Vuol dire comunque un incremento che non supera nella migliore delle ipotesi 30 euro lordi annui . Questo funzionamento rimane in vigore anche nel 2021. Successivamente, sempre con la Legge di Bilancio, si dovrebbe ritornare alla riconsiderazione per fasce applicata nel 2011. La differenza fondamentale tra il sistema attuale e quello che dovrebbe tornare in vigore è che il primo applica l’aliquota di aumento a tutto l’importo in pagamento, il secondo lo applica a fasce: 100% dell’inflazione fino a quattro volte il minimo, 90% oltre quattro volte e fino a cinque volte, 75% oltre cinque volte il minimo.

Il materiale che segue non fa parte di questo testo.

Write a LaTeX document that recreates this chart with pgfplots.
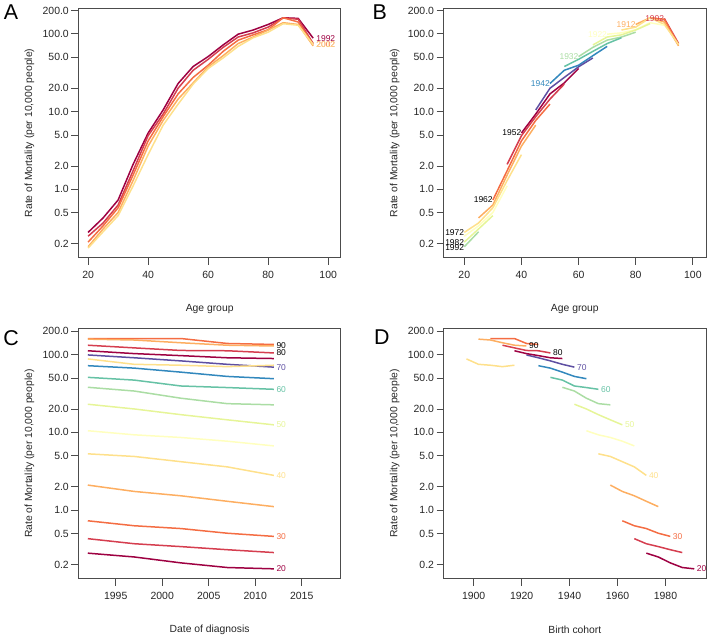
\documentclass[border=0pt]{standalone}
\usepackage{pgfplots}
\pgfplotsset{compat=1.18}
\usepackage{pgfplotstable}
\usepackage{fontspec}
\setmainfont{Liberation Sans}

\definecolor{sp1}{HTML}{9E0142}
\definecolor{sp2}{HTML}{D53E4F}
\definecolor{sp3}{HTML}{F46D43}
\definecolor{sp4}{HTML}{FDAE61}
\definecolor{sp5}{HTML}{FEE08B}
\definecolor{sp6}{HTML}{FFFFBF}
\definecolor{sp7}{HTML}{E6F598}
\definecolor{sp8}{HTML}{ABDDA4}
\definecolor{sp9}{HTML}{66C2A5}
\definecolor{sp10}{HTML}{3288BD}
\definecolor{sp11}{HTML}{5E4FA2}

% rate of mortality by age group (rows) and period (columns)
\pgfplotstableread{
age p1992 p1997 p2002 p2007 p2012
20 0.28 0.25 0.21 0.183 0.176
25 0.43 0.37 0.34 0.31 0.285
30 0.73 0.63 0.58 0.505 0.46
35 2.1 1.74 1.53 1.30 1.11
40 5.3 4.9 4.2 3.6 2.8
45 10.5 9.3 8.6 7.7 6.7
50 23.0 20.0 16.9 14.5 12.5
55 38 34 27.5 23.4 22.6
60 51 47 39.5 37.7 35.8
65 72 67 59.5 52.4 49
70 99 91 83 75 69
75 112 103 97 91 89
80 132 122 113 112 105
85 161 161 161 139 135
90 158 154 142 132 129
95 88 75 73 70 73
}\byage

% same values by period (rows) and age group (columns)
\pgfplotstableread{
period a20 a25 a30 a35 a40 a45 a50 a55 a60 a65 a70 a75 a80 a85 a90 a95
1992 0.28 0.43 0.73 2.1 5.3 10.5 23.0 38 51 72 99 112 132 161 158 88
1997 0.25 0.37 0.63 1.74 4.9 9.3 20.0 34 47 67 91 103 122 161 154 75
2002 0.21 0.34 0.58 1.53 4.2 8.6 16.9 27.5 39.5 59.5 83 97 113 161 142 73
2007 0.183 0.31 0.505 1.30 3.6 7.7 14.5 23.4 37.7 52.4 75 91 112 139 132 70
2012 0.176 0.285 0.46 1.11 2.8 6.7 12.5 22.6 35.8 49 69 89 105 135 129 73
}\byperiod

\tikzset{lbl/.style={font=\fontsize{8.5}{10}\selectfont, inner sep=0pt}}

\pgfplotsset{
  mypanel/.style={
    scale only axis, width=262.5bp, height=250bp,
    ymin=0.132, ymax=215,
    ytick={0.2,0.5,1,2,5,10,20,50,100,200},
    yticklabels={0.2,0.5,1.0,2.0,5.0,10.0,20.0,50.0,100.0,200.0},
    yminorticks=false, xminorticks=false,
    tick pos=left, tick align=outside, major tick length=7bp,
    axis line style={black!70, line width=0.8bp},
    every tick/.style={black!70, line width=0.8bp},
    x tick label style={font=\fontsize{10.5}{12}\selectfont, text=black!85, anchor=north, inner sep=0pt, yshift=-6.5bp},
    y tick label style={font=\fontsize{10.5}{12}\selectfont, text=black!85, anchor=east, inner sep=0pt, xshift=-2.5bp},
    /pgf/number format/assume math mode=true,
    /pgf/number format/1000 sep={},
    ylabel={Rate of Mortality (per 10,000 people)},
    every axis y label/.style={at={(axis description cs:0,0.5)}, xshift=-49bp, rotate=90, anchor=center, font=\fontsize{10.4}{12}\selectfont, text=black!85},
    every axis x label/.style={at={(axis description cs:0.5,0)}, yshift=-51bp, anchor=center, font=\fontsize{10.4}{12}\selectfont, text=black!85},
    no markers, clip=false,
    every axis plot/.append style={line width=1.5bp, line join=round},
  },
}

\begin{document}
\begin{tikzpicture}
\path (0,0) rectangle (708bp,637bp);

% ---------------- A ----------------
\begin{axis}[ymode=log, mypanel, at={(78bp,379bp)}, anchor=south west,
  xmin=16.8, xmax=104.2, xtick={20,40,60,80,100}, xlabel={Age group}]
\addplot[sp1] table[x=age,y=p1992]{\byage};
\addplot[sp2] table[x=age,y=p1997]{\byage};
\addplot[sp3] table[x=age,y=p2002]{\byage};
\addplot[sp4] table[x=age,y=p2007]{\byage};
\addplot[sp5] table[x=age,y=p2012]{\byage};
\node[lbl, anchor=west, text=sp1, xshift=3bp] at (axis cs:95,88) {1992};
\node[lbl, anchor=west, text=sp3, xshift=3bp] at (axis cs:95,73) {2002};
\node[lbl, anchor=west, text=sp5, xshift=3bp] at (axis cs:95,73) {2012};
\end{axis}

% ---------------- B ----------------
\begin{axis}[ymode=log, mypanel, at={(443.5bp,379bp)}, anchor=south west,
  xmin=12.8, xmax=104.6, xtick={20,40,60,80,100}, xlabel={Age group}]
\addplot[sp2] coordinates {(90,158) (95,75)};
\addplot[sp3] coordinates {(85,161) (90,154) (95,73)};
\addplot[sp4] coordinates {(80,132) (85,161) (90,142) (95,70)};
\addplot[sp5] coordinates {(75,112) (80,122) (85,161) (90,132) (95,73)};
\addplot[sp6] coordinates {(70,99) (75,103) (80,113) (85,139) (90,129)};
\addplot[sp7] coordinates {(65,72) (70,91) (75,97) (80,112) (85,135)};
\addplot[sp8] coordinates {(60,51) (65,67) (70,83) (75,91) (80,105)};
\addplot[sp9] coordinates {(55,38) (60,47) (65,59.5) (70,75) (75,89)};
\addplot[sp10] coordinates {(50,23.0) (55,34) (60,39.5) (65,52.4) (70,69)};
\addplot[sp11] coordinates {(45,10.5) (50,20.0) (55,27.5) (60,37.7) (65,49)};
\addplot[sp1] coordinates {(40,5.3) (45,9.3) (50,16.9) (55,23.4) (60,35.8)};
\addplot[sp2] coordinates {(35,2.1) (40,4.9) (45,8.6) (50,14.5) (55,22.6)};
\addplot[sp3] coordinates {(30,0.73) (35,1.74) (40,4.2) (45,7.7) (50,12.5)};
\addplot[sp4] coordinates {(25,0.43) (30,0.63) (35,1.53) (40,3.6) (45,6.7)};
\addplot[sp5] coordinates {(20,0.28) (25,0.37) (30,0.58) (35,1.30) (40,2.8)};
\addplot[sp6] coordinates {(20,0.25) (25,0.34) (30,0.505) (35,1.11)};
\addplot[sp7] coordinates {(20,0.21) (25,0.31) (30,0.46)};
\addplot[sp8] coordinates {(20,0.183) (25,0.285)};
\node[lbl, anchor=east, text=sp2] at (axis cs:90,158) {1902};
\node[lbl, anchor=east, text=sp4] at (axis cs:80,132) {1912};
\node[lbl, anchor=east, text=sp6] at (axis cs:70,99) {1922};
\node[lbl, anchor=east, text=sp8] at (axis cs:60,51) {1932};
\node[lbl, anchor=east, text=sp10] at (axis cs:50,23.0) {1942};
\node[lbl, anchor=east, text=black] at (axis cs:40,5.3) {1952};
\node[lbl, anchor=east, text=black] at (axis cs:30,0.73) {1962};
\node[lbl, anchor=east, text=black] at (axis cs:20,0.28) {1972};
\node[lbl, anchor=east, text=black] at (axis cs:20,0.21) {1982};
\node[lbl, anchor=east, text=black] at (axis cs:20,0.176) {1992};
\end{axis}

% ---------------- C ----------------
\begin{axis}[ymode=log, mypanel, at={(78bp,58bp)}, anchor=south west,
  xmin=1991, xmax=2019.2, xtick={1995,2000,2005,2010,2015}, xlabel={Date of diagnosis}]
\addplot[sp1] table[x=period,y=a20]{\byperiod};
\addplot[sp2] table[x=period,y=a25]{\byperiod};
\addplot[sp3] table[x=period,y=a30]{\byperiod};
\addplot[sp4] table[x=period,y=a35]{\byperiod};
\addplot[sp5] table[x=period,y=a40]{\byperiod};
\addplot[sp6] table[x=period,y=a45]{\byperiod};
\addplot[sp7] table[x=period,y=a50]{\byperiod};
\addplot[sp8] table[x=period,y=a55]{\byperiod};
\addplot[sp9] table[x=period,y=a60]{\byperiod};
\addplot[sp10] table[x=period,y=a65]{\byperiod};
\addplot[sp11] table[x=period,y=a70]{\byperiod};
\addplot[sp1] table[x=period,y=a75]{\byperiod};
\addplot[sp2] table[x=period,y=a80]{\byperiod};
\addplot[sp3] table[x=period,y=a85]{\byperiod};
\addplot[sp4] table[x=period,y=a90]{\byperiod};
\addplot[sp5] table[x=period,y=a95]{\byperiod};
\node[lbl, anchor=west, text=sp1, xshift=2.5bp] at (axis cs:2012,0.176) {20};
\node[lbl, anchor=west, text=sp3, xshift=2.5bp] at (axis cs:2012,0.46) {30};
\node[lbl, anchor=west, text=sp5, xshift=2.5bp] at (axis cs:2012,2.8) {40};
\node[lbl, anchor=west, text=sp7, xshift=2.5bp] at (axis cs:2012,12.5) {50};
\node[lbl, anchor=west, text=sp9, xshift=2.5bp] at (axis cs:2012,35.8) {60};
\node[lbl, anchor=west, text=sp11, xshift=2.5bp] at (axis cs:2012,69) {70};
\node[lbl, anchor=west, text=black, xshift=2.5bp] at (axis cs:2012,105) {80};
\node[lbl, anchor=west, text=black, xshift=2.5bp] at (axis cs:2012,129) {90};
\end{axis}

% ---------------- D ----------------
\begin{axis}[ymode=log, mypanel, at={(443.5bp,58bp)}, anchor=south west,
  xmin=1887.5, xmax=1996.9, xtick={1900,1920,1940,1960,1980}, xlabel={Birth cohort}]
\addplot[sp1] table[x expr=\thisrow{period}-20,y=a20]{\byperiod};
\addplot[sp2] table[x expr=\thisrow{period}-25,y=a25]{\byperiod};
\addplot[sp3] table[x expr=\thisrow{period}-30,y=a30]{\byperiod};
\addplot[sp4] table[x expr=\thisrow{period}-35,y=a35]{\byperiod};
\addplot[sp5] table[x expr=\thisrow{period}-40,y=a40]{\byperiod};
\addplot[sp6] table[x expr=\thisrow{period}-45,y=a45]{\byperiod};
\addplot[sp7] table[x expr=\thisrow{period}-50,y=a50]{\byperiod};
\addplot[sp8] table[x expr=\thisrow{period}-55,y=a55]{\byperiod};
\addplot[sp9] table[x expr=\thisrow{period}-60,y=a60]{\byperiod};
\addplot[sp10] table[x expr=\thisrow{period}-65,y=a65]{\byperiod};
\addplot[sp11] table[x expr=\thisrow{period}-70,y=a70]{\byperiod};
\addplot[sp1] table[x expr=\thisrow{period}-75,y=a75]{\byperiod};
\addplot[sp2] table[x expr=\thisrow{period}-80,y=a80]{\byperiod};
\addplot[sp3] table[x expr=\thisrow{period}-85,y=a85]{\byperiod};
\addplot[sp4] table[x expr=\thisrow{period}-90,y=a90]{\byperiod};
\addplot[sp5] table[x expr=\thisrow{period}-95,y=a95]{\byperiod};
\node[lbl, anchor=west, text=sp1, xshift=2.5bp] at (axis cs:1992,0.176) {20};
\node[lbl, anchor=west, text=sp3, xshift=2.5bp] at (axis cs:1982,0.46) {30};
\node[lbl, anchor=west, text=sp5, xshift=2.5bp] at (axis cs:1972,2.8) {40};
\node[lbl, anchor=west, text=sp7, xshift=2.5bp] at (axis cs:1962,12.5) {50};
\node[lbl, anchor=west, text=sp9, xshift=2.5bp] at (axis cs:1952,35.8) {60};
\node[lbl, anchor=west, text=sp11, xshift=2.5bp] at (axis cs:1942,69) {70};
\node[lbl, anchor=west, text=black, xshift=2.5bp] at (axis cs:1932,105) {80};
\node[lbl, anchor=west, text=black, xshift=2.5bp] at (axis cs:1922,129) {90};
\end{axis}

\node[font=\fontsize{21.5}{24}\selectfont] at (10.5bp,624.5bp) {A};
\node[font=\fontsize{21.5}{24}\selectfont] at (379.5bp,625bp) {B};
\node[font=\fontsize{21.5}{24}\selectfont] at (10.5bp,299bp) {C};
\node[font=\fontsize{21.5}{24}\selectfont] at (381.5bp,299.5bp) {D};
\end{tikzpicture}
\end{document}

Va precisato che sulle pensioni d’oro, superiori a 100mila euro lordi annui, c’è il taglio previsto (sempre dalla Legge n. 145/2018) che va dal 15 al 40%, in base all’importo dell’assegno previdenziale. Su questo punto si è espressa la Corte Costituzionale che ha ritenuto consono il taglio per la durata di tre anni, dal 1° gennaio 2019 al 31 dicembre 2021, sulle pensioni Inps ed ex Inpdap, mentre è illegittimo applicarlo anche agli anni 2022 e 2023.